Zum zweiten Mal hintereinander litt die vom Allgemeinen Deutschen Fahrrad-Club (ADFC) organisierte Massendemonstration unter dem Wetter. Waren es im Vorjahr nur 22 Liter Regen pro Quadratmeter, malträtierte gestern zudem der stürmische Westwind die Beinmuskulatur. Von den 30 Männern, die mit Frankfurt an der Oder den entferntesten der 81 Startpunkte gewählt hatten, mussten 18 aufgeben, nur zwölf Rennradler erreichten nach 91 Kilometern den Britzer Autobahntunnel – und damit den Höhepunkt der Tour.

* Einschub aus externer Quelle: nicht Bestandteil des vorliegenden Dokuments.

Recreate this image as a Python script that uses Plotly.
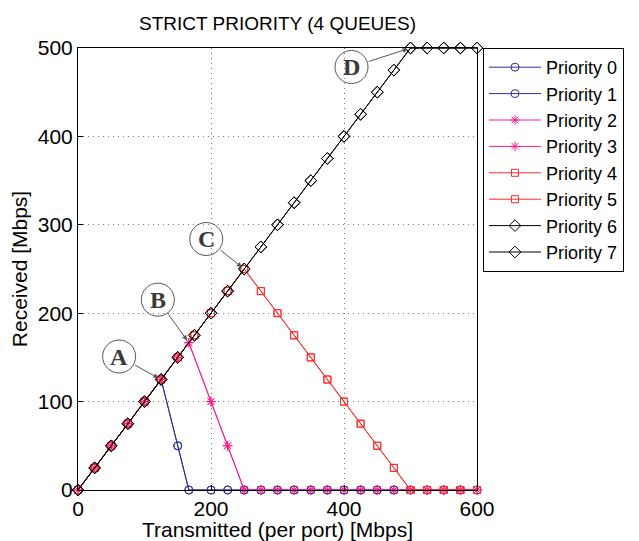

Denn alle 19 Routen bündelten sich auch in diesem Jahr auf zwei Autobahnteilstücken, dem Südring und der Avus. Viele Familien stoppten auf dem Standstreifen und fotografierten sich vor den Leitplanken. „Das darf man ja sonst nicht“, sagte die jüngste Tochter der Familie Kuhlmann, die fürs Gruppenfoto den Flughafen Tempelhof als Hintergrund wählte. Eine Steigerung des Autobahnerlebnisses könnte die Fahrt durch den neuen Nord-Süd-Tunnel werden, doch das wird erst einmal ein Traum bleiben. „Die Rampen sind zu steil“, sagte ADFC-Chef Benno Koch, das sei nicht mehr kindgerecht. Die Sternfahrt solle alle ansprechen, und nicht die Cracks mit 4000-Euro-Rädern. Alltagsfahrer und Familien waren in der Mehrheit. Wer noch nicht alleine im Sattel sitzen konnte, wurde von Mama oder Papa im Anhänger gezogen. Zehntausende fuhren am frühen Nachmittag über die Avus und den Südring in die Stadt, umrundeten den Großen Stern, dann endete die Tour vor dem Hauptbahnhof mit einem „Europäischen Radfest“. Der ADFC-Chef schätzte die Zahl der Teilnehmer auf 100 000. Koch erreichte etwas verspätet die Avus, auch der höchste Berliner Fahrradfunktionär ist vor Platten nicht gefeit. 2004, als letztmals durchgehend die Sonne schien, waren es 250 000 Teilnehmer gewesen.

„Respekt für Radler“, lautet das Motto der Tour. Angesprochen sollen sich auch Autofahrer fühlen. Doch gestern wünschten sich alle Radfahrer vor allem mehr Respekt vom Wettergott. Eine Sturmwarnung mit Stärke acht bis neun, wie sie am Nachmittag galt, sei mindestens so schlimm wie drängelnde Autos, sagte eine junge Frau, die in Strausberg gestartet war. Mit dem Frankfurter Rennradler war sie sich einig, dass es clever gewesen wäre, in Brandenburg oder Rathenow zu starten – von dort hätte man Rückenwind gehabt.